Copy out each line of the material in which the word "matches" appears.

══════════

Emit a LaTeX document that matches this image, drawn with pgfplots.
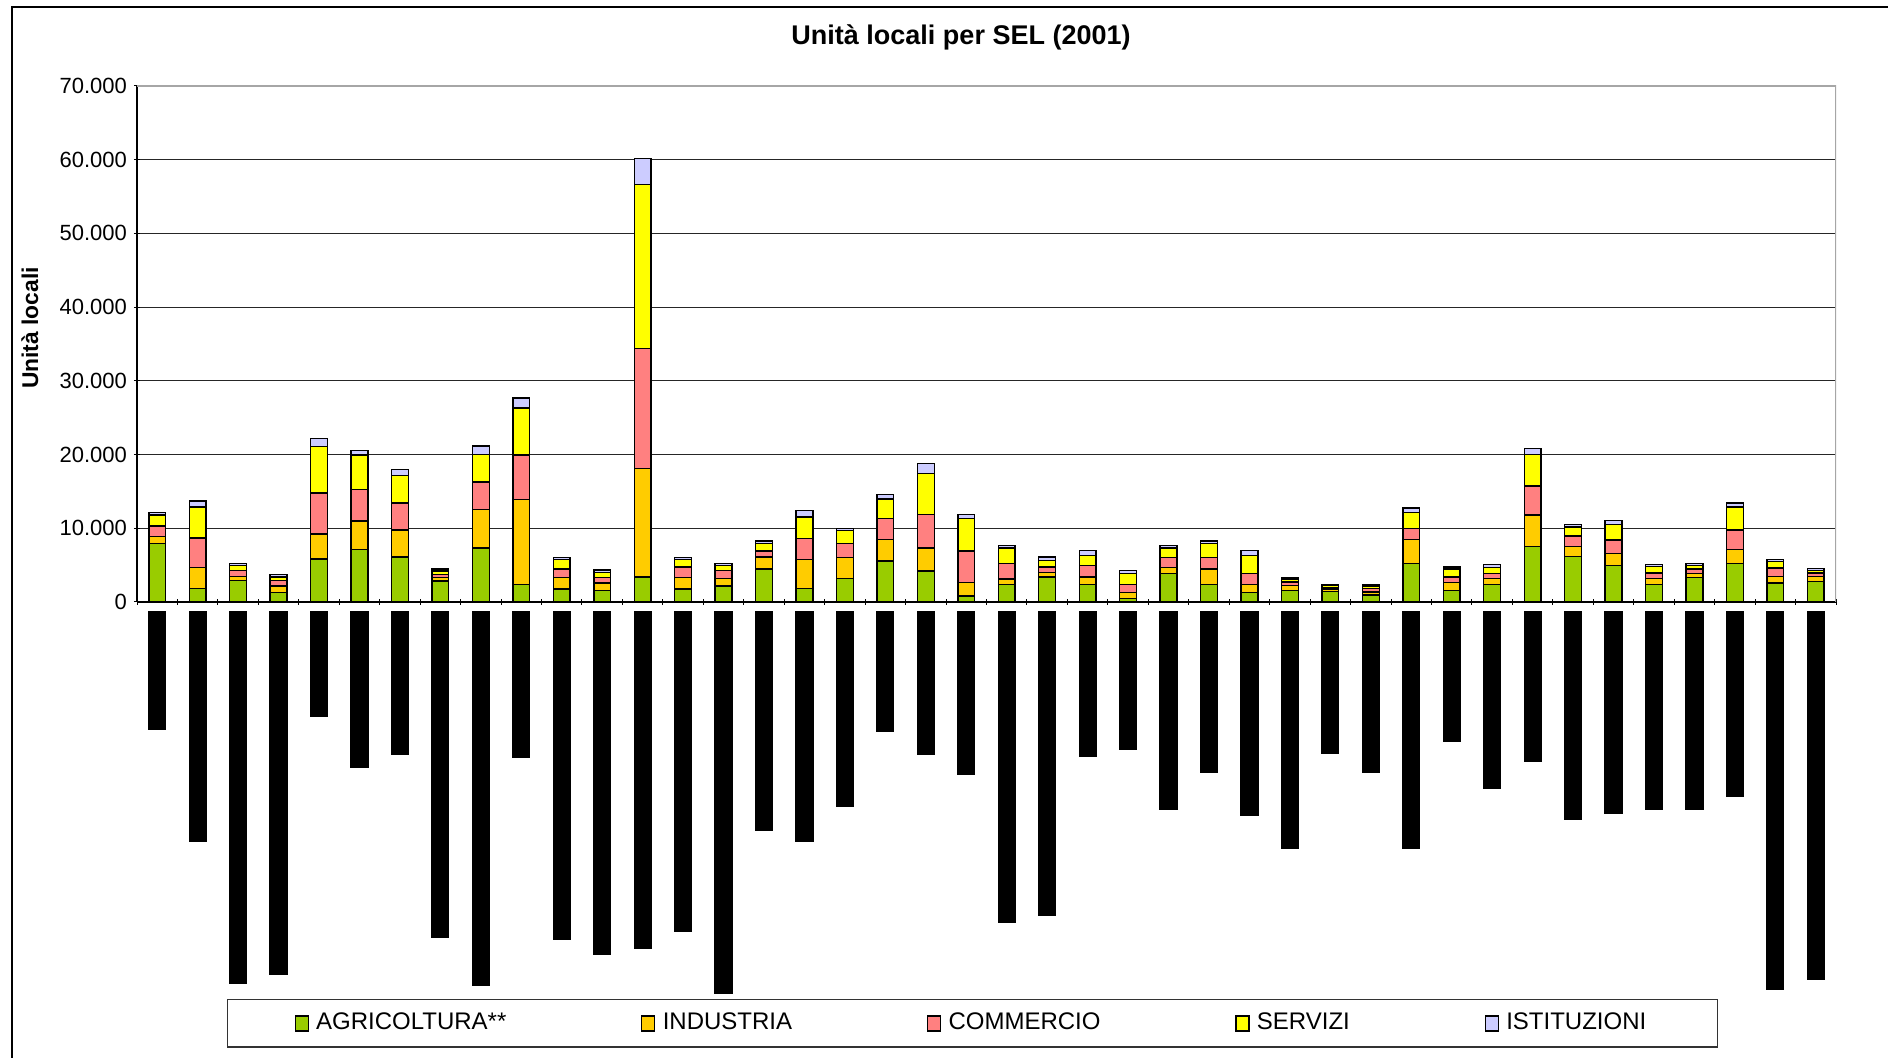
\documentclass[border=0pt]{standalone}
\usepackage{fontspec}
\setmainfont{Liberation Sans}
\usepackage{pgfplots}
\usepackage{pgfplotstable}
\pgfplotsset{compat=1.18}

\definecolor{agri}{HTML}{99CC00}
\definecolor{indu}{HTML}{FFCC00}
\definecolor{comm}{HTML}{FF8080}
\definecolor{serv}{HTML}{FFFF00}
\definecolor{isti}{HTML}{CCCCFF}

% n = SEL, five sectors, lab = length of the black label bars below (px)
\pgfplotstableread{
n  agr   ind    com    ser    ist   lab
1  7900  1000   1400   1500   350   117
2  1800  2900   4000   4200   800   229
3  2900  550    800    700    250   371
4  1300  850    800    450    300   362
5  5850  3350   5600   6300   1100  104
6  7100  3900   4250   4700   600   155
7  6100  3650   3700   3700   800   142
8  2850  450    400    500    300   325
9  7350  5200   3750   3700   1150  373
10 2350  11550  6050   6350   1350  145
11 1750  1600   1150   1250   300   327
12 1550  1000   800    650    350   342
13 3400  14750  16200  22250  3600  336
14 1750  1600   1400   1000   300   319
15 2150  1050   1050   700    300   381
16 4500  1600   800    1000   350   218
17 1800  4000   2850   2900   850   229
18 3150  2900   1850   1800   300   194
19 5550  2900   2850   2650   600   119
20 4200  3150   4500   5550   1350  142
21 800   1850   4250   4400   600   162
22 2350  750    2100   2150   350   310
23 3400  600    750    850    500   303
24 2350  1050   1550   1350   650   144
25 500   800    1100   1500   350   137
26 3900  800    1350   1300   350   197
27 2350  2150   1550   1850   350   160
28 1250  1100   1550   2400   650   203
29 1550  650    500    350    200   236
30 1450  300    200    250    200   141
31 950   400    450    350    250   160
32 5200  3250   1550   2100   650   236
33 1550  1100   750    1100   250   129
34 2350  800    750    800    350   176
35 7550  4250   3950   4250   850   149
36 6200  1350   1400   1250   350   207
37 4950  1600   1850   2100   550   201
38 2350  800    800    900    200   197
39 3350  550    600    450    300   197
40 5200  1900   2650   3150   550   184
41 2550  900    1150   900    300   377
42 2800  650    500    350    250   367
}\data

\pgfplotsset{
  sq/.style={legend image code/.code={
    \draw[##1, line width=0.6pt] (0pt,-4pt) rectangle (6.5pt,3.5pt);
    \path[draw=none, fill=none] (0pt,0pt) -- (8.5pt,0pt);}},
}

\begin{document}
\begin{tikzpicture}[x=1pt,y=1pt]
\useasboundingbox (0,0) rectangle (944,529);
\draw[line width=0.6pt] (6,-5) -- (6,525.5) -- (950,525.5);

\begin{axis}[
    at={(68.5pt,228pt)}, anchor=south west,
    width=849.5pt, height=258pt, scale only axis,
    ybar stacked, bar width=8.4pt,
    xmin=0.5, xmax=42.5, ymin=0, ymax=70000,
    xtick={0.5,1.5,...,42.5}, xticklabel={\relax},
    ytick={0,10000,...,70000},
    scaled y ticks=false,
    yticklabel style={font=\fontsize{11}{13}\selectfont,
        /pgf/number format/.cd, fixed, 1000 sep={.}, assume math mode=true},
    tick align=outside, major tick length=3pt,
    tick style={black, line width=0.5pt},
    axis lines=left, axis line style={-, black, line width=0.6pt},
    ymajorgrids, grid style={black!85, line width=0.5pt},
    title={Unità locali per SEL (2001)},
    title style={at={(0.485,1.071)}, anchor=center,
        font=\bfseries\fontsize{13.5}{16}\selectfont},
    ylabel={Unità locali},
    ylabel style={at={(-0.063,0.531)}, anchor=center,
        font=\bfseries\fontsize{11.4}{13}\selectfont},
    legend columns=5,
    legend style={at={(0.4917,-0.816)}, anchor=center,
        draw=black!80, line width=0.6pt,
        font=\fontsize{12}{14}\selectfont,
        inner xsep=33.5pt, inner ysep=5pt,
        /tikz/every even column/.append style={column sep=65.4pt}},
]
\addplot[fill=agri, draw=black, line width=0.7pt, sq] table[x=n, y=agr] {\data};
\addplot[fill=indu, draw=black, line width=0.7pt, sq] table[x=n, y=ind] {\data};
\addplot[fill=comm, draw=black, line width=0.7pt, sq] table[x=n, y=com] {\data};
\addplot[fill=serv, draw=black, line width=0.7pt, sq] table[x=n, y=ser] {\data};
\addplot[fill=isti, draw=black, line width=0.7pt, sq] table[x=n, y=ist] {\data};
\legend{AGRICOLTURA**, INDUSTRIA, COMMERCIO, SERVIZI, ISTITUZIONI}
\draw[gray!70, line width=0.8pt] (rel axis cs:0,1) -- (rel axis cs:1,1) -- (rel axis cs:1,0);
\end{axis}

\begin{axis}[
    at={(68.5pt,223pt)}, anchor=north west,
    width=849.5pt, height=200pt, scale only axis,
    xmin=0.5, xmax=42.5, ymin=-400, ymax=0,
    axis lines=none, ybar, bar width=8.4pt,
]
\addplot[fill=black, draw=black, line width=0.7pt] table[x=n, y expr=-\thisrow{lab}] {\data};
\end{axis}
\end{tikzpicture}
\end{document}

══════════

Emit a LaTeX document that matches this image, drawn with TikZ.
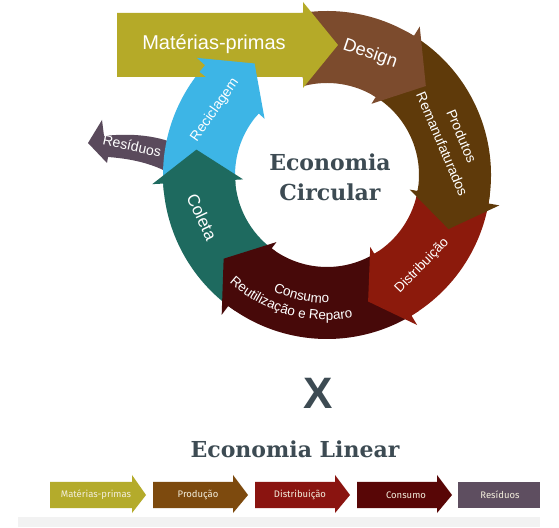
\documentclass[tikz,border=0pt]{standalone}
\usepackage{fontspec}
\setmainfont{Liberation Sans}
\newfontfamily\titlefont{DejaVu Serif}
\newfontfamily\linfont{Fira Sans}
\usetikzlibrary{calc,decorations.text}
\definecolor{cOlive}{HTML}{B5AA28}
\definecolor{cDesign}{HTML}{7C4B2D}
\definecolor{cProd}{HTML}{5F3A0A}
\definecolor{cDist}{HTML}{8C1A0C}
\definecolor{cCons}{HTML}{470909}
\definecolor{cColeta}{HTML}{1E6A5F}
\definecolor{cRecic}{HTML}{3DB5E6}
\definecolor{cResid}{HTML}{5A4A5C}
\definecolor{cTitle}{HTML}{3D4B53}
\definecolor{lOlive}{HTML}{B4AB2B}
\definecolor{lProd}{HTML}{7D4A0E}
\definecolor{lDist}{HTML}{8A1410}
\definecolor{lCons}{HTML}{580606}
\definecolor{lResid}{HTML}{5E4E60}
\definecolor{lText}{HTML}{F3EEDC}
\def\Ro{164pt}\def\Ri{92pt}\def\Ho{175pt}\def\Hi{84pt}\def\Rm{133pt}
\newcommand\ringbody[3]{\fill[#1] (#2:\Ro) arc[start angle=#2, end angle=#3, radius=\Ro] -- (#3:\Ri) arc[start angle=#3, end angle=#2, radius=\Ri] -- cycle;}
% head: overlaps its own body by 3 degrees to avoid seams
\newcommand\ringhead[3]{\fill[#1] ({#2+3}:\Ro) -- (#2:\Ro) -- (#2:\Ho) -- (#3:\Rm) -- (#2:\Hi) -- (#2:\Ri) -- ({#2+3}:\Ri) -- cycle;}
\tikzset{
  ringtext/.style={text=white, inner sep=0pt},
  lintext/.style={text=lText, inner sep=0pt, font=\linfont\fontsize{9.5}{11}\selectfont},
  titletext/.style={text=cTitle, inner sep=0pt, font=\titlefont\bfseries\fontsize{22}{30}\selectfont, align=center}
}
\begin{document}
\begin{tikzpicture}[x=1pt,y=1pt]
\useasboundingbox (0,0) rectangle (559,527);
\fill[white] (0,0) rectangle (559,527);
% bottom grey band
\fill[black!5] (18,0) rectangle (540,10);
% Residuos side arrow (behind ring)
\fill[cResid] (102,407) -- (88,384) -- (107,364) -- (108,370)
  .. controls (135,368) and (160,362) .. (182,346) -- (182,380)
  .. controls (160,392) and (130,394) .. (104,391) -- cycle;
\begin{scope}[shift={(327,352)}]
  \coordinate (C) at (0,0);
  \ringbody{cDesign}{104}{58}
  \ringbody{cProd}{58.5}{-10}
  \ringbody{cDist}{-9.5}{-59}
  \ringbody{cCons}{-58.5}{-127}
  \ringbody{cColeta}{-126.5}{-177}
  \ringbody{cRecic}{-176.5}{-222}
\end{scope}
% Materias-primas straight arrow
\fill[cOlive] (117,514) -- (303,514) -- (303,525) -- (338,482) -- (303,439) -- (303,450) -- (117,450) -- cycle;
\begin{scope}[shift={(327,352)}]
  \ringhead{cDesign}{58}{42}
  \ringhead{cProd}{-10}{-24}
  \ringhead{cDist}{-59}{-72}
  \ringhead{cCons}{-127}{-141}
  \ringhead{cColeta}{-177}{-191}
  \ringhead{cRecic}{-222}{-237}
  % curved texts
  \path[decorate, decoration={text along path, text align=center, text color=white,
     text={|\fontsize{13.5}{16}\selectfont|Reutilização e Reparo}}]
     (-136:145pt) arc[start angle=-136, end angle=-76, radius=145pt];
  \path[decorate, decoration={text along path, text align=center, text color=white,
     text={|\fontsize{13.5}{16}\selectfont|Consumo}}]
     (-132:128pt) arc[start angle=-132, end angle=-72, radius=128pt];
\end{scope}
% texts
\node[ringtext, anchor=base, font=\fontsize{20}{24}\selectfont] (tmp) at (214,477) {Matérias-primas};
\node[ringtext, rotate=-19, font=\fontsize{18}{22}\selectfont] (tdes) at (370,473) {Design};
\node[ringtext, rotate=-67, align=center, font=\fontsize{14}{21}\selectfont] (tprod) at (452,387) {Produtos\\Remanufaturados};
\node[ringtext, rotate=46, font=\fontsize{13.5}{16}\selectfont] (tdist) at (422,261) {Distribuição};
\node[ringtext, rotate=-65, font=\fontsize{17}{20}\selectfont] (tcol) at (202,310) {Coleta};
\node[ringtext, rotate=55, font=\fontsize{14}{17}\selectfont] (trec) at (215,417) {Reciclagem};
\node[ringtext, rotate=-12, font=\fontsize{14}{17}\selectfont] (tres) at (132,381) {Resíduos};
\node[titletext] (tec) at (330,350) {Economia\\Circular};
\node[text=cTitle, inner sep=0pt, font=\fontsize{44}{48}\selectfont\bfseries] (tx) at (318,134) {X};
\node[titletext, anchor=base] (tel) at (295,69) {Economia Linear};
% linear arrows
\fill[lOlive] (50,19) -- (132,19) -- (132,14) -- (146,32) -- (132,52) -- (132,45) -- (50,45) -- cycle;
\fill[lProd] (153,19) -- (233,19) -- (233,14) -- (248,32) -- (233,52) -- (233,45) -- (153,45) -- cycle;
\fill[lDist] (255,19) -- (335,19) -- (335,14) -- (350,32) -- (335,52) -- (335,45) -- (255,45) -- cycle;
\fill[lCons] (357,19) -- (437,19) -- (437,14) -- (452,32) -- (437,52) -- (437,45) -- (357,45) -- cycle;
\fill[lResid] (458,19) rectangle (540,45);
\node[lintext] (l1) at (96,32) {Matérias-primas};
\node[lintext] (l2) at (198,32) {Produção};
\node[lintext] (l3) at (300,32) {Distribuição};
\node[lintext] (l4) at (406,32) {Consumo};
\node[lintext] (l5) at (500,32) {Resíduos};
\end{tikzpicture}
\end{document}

══════════

▸ WRITTEN ANSWER
Emit a LaTeX document that matches this image, drawn with pgfplots.
Emit a LaTeX document that matches this image, drawn with TikZ.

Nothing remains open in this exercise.